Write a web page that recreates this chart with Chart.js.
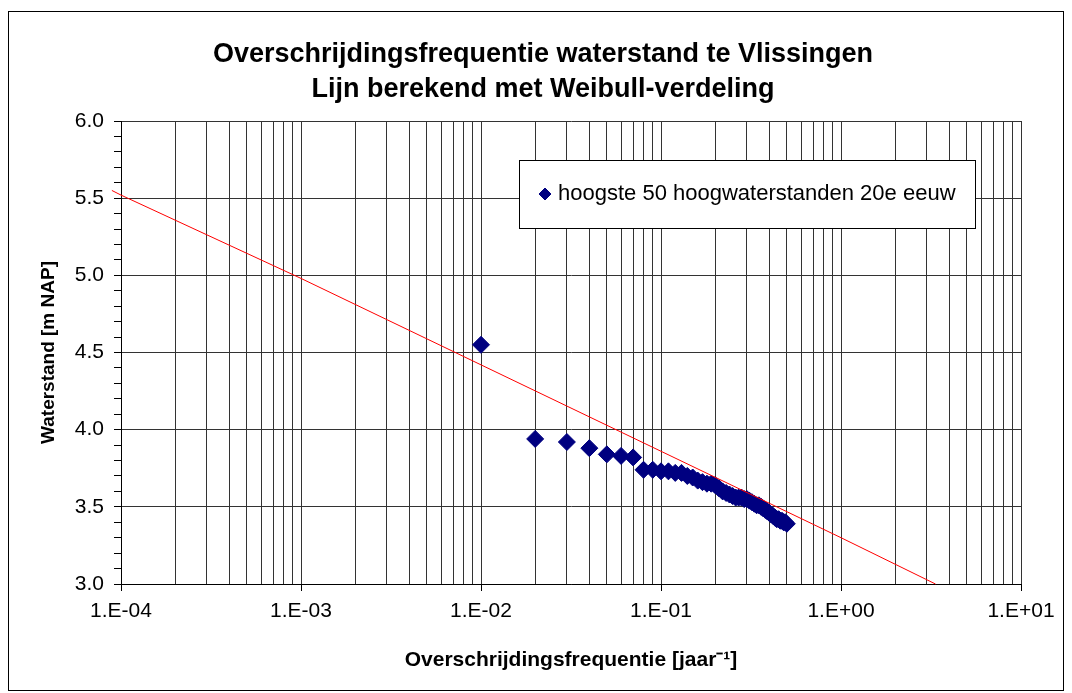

---

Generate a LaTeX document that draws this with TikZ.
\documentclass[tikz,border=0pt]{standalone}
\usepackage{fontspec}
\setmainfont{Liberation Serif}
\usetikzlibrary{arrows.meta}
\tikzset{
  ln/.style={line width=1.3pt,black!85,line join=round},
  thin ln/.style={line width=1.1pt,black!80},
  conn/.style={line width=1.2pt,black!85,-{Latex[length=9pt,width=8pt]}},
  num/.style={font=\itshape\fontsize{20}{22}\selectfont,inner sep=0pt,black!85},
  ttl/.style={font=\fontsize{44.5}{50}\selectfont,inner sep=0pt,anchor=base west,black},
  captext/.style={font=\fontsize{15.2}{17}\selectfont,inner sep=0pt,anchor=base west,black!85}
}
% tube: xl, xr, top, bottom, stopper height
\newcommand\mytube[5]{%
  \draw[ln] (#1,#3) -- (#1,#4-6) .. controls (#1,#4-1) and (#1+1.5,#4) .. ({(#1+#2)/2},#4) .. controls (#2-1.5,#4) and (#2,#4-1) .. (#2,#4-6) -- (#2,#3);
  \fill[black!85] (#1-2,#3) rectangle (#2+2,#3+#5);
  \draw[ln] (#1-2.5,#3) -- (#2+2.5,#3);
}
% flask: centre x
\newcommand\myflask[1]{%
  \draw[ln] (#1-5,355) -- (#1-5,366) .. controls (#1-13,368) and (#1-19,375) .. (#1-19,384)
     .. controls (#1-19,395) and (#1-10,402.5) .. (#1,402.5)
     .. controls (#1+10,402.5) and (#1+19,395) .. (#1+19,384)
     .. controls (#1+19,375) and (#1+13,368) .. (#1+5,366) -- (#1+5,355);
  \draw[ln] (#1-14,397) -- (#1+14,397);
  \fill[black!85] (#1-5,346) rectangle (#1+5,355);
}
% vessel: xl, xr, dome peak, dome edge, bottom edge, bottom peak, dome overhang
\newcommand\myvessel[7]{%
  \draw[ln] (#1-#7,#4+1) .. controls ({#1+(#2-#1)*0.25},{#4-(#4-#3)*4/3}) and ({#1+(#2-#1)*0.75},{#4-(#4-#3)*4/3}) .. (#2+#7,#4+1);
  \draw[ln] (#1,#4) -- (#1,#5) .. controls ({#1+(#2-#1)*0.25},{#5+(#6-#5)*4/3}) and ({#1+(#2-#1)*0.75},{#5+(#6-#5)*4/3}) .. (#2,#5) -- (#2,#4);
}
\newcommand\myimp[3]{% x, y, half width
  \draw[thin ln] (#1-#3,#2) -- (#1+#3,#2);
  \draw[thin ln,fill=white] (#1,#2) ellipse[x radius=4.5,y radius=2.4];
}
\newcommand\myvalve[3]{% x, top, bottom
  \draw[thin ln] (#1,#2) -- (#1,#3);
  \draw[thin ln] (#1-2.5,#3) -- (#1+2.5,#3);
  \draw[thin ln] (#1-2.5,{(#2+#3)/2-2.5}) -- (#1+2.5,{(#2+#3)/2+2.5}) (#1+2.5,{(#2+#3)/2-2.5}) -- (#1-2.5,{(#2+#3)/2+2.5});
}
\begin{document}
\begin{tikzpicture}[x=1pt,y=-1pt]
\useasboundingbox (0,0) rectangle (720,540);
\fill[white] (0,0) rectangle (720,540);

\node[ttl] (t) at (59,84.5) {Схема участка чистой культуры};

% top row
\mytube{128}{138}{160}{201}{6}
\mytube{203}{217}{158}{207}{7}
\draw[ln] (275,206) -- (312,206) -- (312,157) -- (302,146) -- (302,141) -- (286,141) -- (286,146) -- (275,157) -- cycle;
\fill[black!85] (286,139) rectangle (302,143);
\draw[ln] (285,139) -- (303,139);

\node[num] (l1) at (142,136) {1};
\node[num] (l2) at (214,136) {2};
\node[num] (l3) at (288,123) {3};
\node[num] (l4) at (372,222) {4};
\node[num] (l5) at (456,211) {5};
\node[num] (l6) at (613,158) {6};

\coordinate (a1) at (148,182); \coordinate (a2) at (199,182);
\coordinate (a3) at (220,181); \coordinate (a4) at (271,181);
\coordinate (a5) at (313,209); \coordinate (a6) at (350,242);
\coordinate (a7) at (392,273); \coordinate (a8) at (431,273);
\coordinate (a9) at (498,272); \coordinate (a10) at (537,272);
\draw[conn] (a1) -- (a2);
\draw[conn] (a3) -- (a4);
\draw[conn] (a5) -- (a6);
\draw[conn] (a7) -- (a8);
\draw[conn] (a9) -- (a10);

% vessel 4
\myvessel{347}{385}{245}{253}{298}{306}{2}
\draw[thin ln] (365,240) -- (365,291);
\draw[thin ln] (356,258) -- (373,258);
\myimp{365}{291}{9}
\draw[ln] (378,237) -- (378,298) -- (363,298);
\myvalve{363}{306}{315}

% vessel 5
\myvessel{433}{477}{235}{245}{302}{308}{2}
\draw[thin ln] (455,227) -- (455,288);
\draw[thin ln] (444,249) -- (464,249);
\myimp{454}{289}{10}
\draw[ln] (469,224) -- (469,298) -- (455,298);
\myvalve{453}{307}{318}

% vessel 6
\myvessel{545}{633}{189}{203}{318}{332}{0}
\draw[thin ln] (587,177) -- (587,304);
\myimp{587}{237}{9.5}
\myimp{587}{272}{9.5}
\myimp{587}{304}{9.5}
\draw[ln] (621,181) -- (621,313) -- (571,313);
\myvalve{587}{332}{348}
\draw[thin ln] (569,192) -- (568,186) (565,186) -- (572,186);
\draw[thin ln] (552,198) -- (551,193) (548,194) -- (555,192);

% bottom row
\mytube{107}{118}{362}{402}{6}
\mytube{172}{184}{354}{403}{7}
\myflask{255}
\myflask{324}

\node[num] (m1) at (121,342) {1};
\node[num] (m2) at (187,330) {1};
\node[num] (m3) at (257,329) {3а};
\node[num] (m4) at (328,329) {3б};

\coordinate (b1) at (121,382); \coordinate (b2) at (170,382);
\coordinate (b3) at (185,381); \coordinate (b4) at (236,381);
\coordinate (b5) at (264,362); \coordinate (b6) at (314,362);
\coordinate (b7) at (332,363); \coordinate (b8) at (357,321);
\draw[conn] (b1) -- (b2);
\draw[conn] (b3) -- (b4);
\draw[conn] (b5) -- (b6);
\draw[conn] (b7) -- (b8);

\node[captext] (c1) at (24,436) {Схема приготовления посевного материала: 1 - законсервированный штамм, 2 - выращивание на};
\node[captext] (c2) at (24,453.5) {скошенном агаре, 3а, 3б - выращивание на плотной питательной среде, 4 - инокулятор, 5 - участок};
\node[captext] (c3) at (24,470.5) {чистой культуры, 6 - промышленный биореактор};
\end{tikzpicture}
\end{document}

WHAT IS EXPECTED. Report how many lines of the entries hold the word "with". Nothing else is needed.

RESPONSE TO THIS TASK. 2